2. The method for manufacturing a semiconductor device according to claim 1, further comprising between the step b) and the step d):

partially etching the second semiconductor layer and the first semiconductor layer so as to form a second groove penetrating the second semiconductor layer and the first semiconductor layer; and

forming a support to support the second semiconductor layer at least in the second groove.

3. The method for manufacturing a semiconductor device according to claim 1, wherein the step f) further comprising thermally oxidizing the upper surface of the semiconductor substrate and the lower surface of the second semiconductor layer that are covered with the third semiconductor layer so as to form the buried oxide film in addition to thermally oxidizing the third semiconductor layer.

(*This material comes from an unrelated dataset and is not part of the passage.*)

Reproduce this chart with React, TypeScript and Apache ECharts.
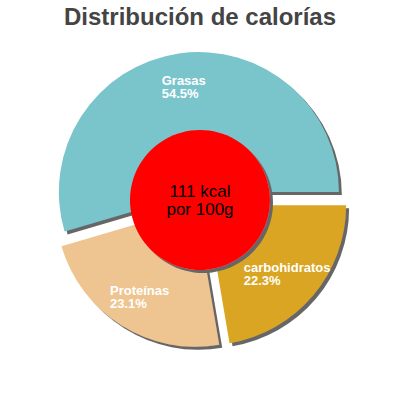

4. The method for manufacturing a semiconductor device:according to claim 1, wherein the semiconductor substrate is made of silicon, and the step b) includes forming a first silicon layer having a single crystalline structure by epitaxial growth as the second semiconductor layer, while the step e) includes forming a second silicon layer having one of an amorphous structure and a polycrystalline structure by chemical vapor deposition as the third semiconductor layer.